عنوان مقاله [English]
After many years of experience, the world has realized that countries need specialized, motivated human resources to be among the leading countries. Human resources are considered the most important factor, determining and accelerating a country's process of growth and development. Agriculture, industry, and services are of particular importance as they are three main sectors of every country’s economy.
This study tries to identify the factors, affecting human resource (HR) challenges in the agricultural sector of rural areas of Malayer. It also looks for the priorities and actions, necessary to maintain human resources in the agricultural sector of rural areas, achieve sustainable development in the villages as well as the whole country, and supply sustainable food resources and livelihoods. In other words, it seeks to determine the factors, leading to a challenge for the HR of the agricultural sector in rural areas in central district of Malayer. For this purpose, the following hypotheses are formulated:
Economic factors, including lack of employment due to inappropriate policies in rural areas, cause the greatest HR challenge.

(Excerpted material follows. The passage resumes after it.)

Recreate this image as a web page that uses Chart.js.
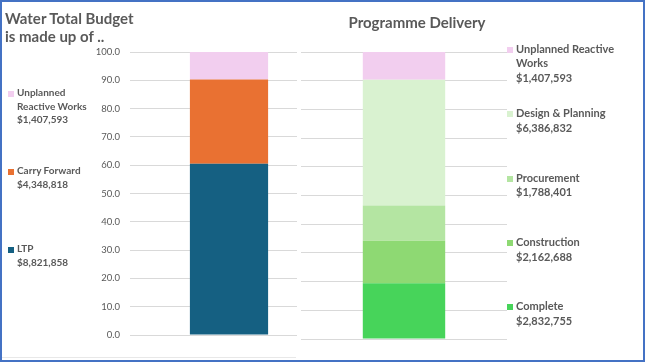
<!DOCTYPE html>
<html>
<head>
<meta charset="utf-8">
<script src="https://cdn.jsdelivr.net/npm/chart.js@4.4.1/dist/chart.umd.min.js"></script>
<style>
    body { margin: 0; background: #fff; }
    #frame { position: relative; width: 645px; height: 362px; overflow: hidden; font-family: Lato, sans-serif; color: #595959; }
    canvas { position: absolute; top: 0; }
    #leftChart { left: 0; }
    #rightChart { left: 297px; background: #fff; }
    .title { position: absolute; font-weight: bold; font-size: 15px; line-height: 18px; }
    #leftTitle { left: 5px; top: 9px; }
    #rightTitle { left: 297px; width: 240px; top: 13px; text-align: center; }
    .legend { position: absolute; top: 0; font-weight: bold; }
    #leftLegend { left: 17px; width: 80px; font-size: 10px; line-height: 13.5px; }
    #rightLegend { left: 516px; width: 120px; font-size: 11px; line-height: 14.7px; }
    .entry { position: absolute; left: 0; width: 100%; }
    .swatch { position: absolute; left: -9px; top: 5px; width: 6px; height: 6px; }
    #shadow { position: absolute; left: 2px; top: 357px; width: 294px; height: 1px; background: #e8e8e8; }
    #border { position: absolute; left: 0; top: 0; width: 645px; height: 362px; box-sizing: border-box; border: 2px solid #4472c4; }
</style>
</head>
<body>
<div id="frame">
    <canvas id="leftChart" width="340" height="362"></canvas>
    <canvas id="rightChart" width="348" height="362"></canvas>
    <div id="shadow"></div>
    <div class="title" id="leftTitle">Water Total Budget<br>is made up of ..</div>
    <div class="title" id="rightTitle">Programme Delivery</div>
    <div class="legend" id="leftLegend"></div>
    <div class="legend" id="rightLegend"></div>
    <div id="border"></div>
</div>
<script>
// left chart: share of total budget (%), bottom to top
const budgetNames = ['LTP', 'Carry Forward', 'Unplanned Reactive Works'];
const budgetAmounts = [8821858, 4348818, 1407593];
const budgetShare = [60.5, 29.8, 9.7];
const budgetColors = ['#156082', '#e97132', '#f2ceef'];

// right chart: programme delivery (%), bottom to top
const deliveryNames = ['Complete', 'Construction', 'Procurement', 'Design & Planning', 'Unplanned Reactive Works'];
const deliveryAmounts = [2832755, 2162688, 1788401, 6386832, 1407593];
const deliveryShare = [19.4, 14.8, 12.3, 43.8, 9.7];
const deliveryColors = ['#47d45a', '#8ed973', '#b4e5a2', '#d9f2d0', '#f2ceef'];

const yTicks = [0, 10, 20, 30, 40, 50, 60, 70, 80, 90, 100];

function makeDatasets(names, share, colors, barPct) {
    return names.map(function (name, i) {
        return {
            label: name,
            data: [share[i]],
            backgroundColor: colors[i],
            barPercentage: barPct,
            categoryPercentage: 1,
        };
    });
}

function buildLegend(el, names, amounts, colors, firstTop, gap) {
    // top entry in the legend is the last series (top of the stack)
    for (let k = names.length - 1, row = 0; k >= 0; k--, row++) {
        const entry = document.createElement('div');
        entry.className = 'entry';
        entry.style.top = (firstTop + row * gap) + 'px';
        const sw = document.createElement('span');
        sw.className = 'swatch';
        sw.style.background = colors[k];
        entry.appendChild(sw);
        const name = document.createElement('div');
        name.textContent = names[k];
        entry.appendChild(name);
        const amt = document.createElement('div');
        amt.textContent = '$' + amounts[k].toLocaleString('en-US');
        entry.appendChild(amt);
        el.appendChild(entry);
    }
}

const grid = { color: '#d9d9d9', drawTicks: false };

new Chart(document.getElementById('leftChart'), {
    type: 'bar',
    data: {
        labels: ['Budget'],
        datasets: makeDatasets(budgetNames, budgetShare, budgetColors, 0.395),
    },
    options: {
        responsive: false,
        animation: false,
        layout: { padding: { top: 52, bottom: 27, right: 12 } },
        plugins: { legend: { display: false }, tooltip: { enabled: false } },
        scales: {
            x: { stacked: true, display: false },
            y: {
                stacked: true,
                min: 0,
                max: 100,
                afterBuildTicks: function (s) { s.ticks = yTicks.map(v => ({ value: v })); },
                afterFit: function (s) { s.width = 130; },
                ticks: {
                    padding: 10,
                    color: '#595959',
                    font: { family: 'Lato', size: 9.5 },
                    callback: v => v.toFixed(1),
                },
                grid: grid,
                border: { display: false },
            },
        },
    },
});

new Chart(document.getElementById('rightChart'), {
    type: 'bar',
    data: {
        labels: ['Delivery'],
        datasets: makeDatasets(deliveryNames, deliveryShare, deliveryColors, 0.4),
    },
    options: {
        responsive: false,
        animation: false,
        layout: { padding: { top: 52, bottom: 23, left: 4, right: 138 } },
        plugins: { legend: { display: false }, tooltip: { enabled: false } },
        scales: {
            x: { stacked: true, display: false },
            y: {
                stacked: true,
                min: 0,
                max: 100,
                afterBuildTicks: function (s) { s.ticks = yTicks.map(v => ({ value: v })); },
                afterFit: function (s) { s.width = 0; },
                ticks: { display: false },
                grid: grid,
                border: { display: false },
            },
        },
    },
});

buildLegend(document.getElementById('leftLegend'), budgetNames, budgetAmounts, budgetColors, 86.4, 78);
buildLegend(document.getElementById('rightLegend'), deliveryNames, deliveryAmounts, deliveryColors, 41.7, 64.4);
</script>
</body>
</html>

Service-related and infrastructural factors affect the HR challenge of the agricultural sector in rural areas of Malayer.
Socio-cultural factors affect the HR challenge of the agricultural sector in rural areas of Malayer.
This study was conducted through a descriptive-analytical method in several stages. The desk-documentary research method was used in the first stage, pertaining to the theoretical part of the research. The data were collected in the second stage, using field methods such as observation, interviews, surveys, and attendance at residential areas. The third stage was related to data analysis and giving suggestions. The statistical population of the study included 73 villages of the central district of Malayer. Due to the large population, one hundred households from 5 villages in the center of the district were selected as the research sample. The main instrument of the research was a researcher-made questionnaire, the validity and reliability of which were confirmed by using the views of a panel of experts, calculating Cronbach's alpha coefficient, and other approved methods. The data got analyzed in SPSS. Thus, considering factors such as administrative political citizenship, distance from the city, population, and cultural differences, five villages of Joozan, Joorab, Aznav, Mehrabad, and Alavi, at the center of rural districts of Malayer, were selected as the sample. The heads of the households under study were the surveyed population in the study. For a more accurate analysis, the number of households was determined using quota sampling from among the households of 5 sample villages, and finally, a survey was conducted, using the simple random sampling method. This part contained descriptive and analytical (inferential) statistics. In the first part, the demographic characteristics as well as the variables related to the research hypotheses were presented in descriptive statistics tables and figures. The analytical statistics part employed Kolmogorov-Smirnov, one-sample t-test, Friedman, Kendall's Correlation, Chi-square, and Eta tests. SPSS was also used to analyze the extracted data.
Findings and Discussion
Economic factors such as lack of employment due to inappropriate policies in rural areas have given rise to the greatest challenge in human resources with the highest mean score. This suggests that these factors have been the most important factors to create HR challenges in rural areas in the central district of Malayer, with the next ranks belonging to socio-cultural factors and service-related as well as infrastructural factors, respectively. Moreover, the significance level from the Chi-square statistic in Friedman test indicates that the confirmation error percentage of the significance level of the above test has been significant at 95% confidence interval. It can, therefore, be said that economic factors such as lack of employment due to inappropriate policies at the village level have caused the greatest challenge in human resources. Therefore, the first hypothesis is confirmed and the null hypothesis, rejected.
H2: Service-related and infrastructural factors affect HR challenges in rural areas. The parametric one-sample t-test was used to test the above hypothesis. The significance level obtained from the t-statistic was brlow 0.05, showing that there was a significant difference between the value score (standard limit) and the mean value of the population. Given that the mean of the sample presented in the table stood above the value score (mean difference = 0.14), the effect of service-related and infrastructural factors on the HR challenge of the rural areas was confirmed, thereby confirming the second hypothesis of the research.
In relation to the third hypothesis, the significance level obtained from the t-test was much smaller than 0.05, indicating that there was a significant difference between the value score (standard limit) and the mean value of the population. Moreover, considering that the mean of the sample was higher than the value score (mean difference = 0.445), socio-cultural factors proved to be effective in facing the HR challenges in rural areas, also confirming the third hypothesis.
According to Friedman's test, economic factors such as lack of employment due to inappropriate policies in rural areas have created the greatest challenge in human resources with the mean rank of 2.3. The second and third ranks belong to socio-cultural, service-related and infrastructural factors with the mean ranks of 2.08 and 1.63, respectively.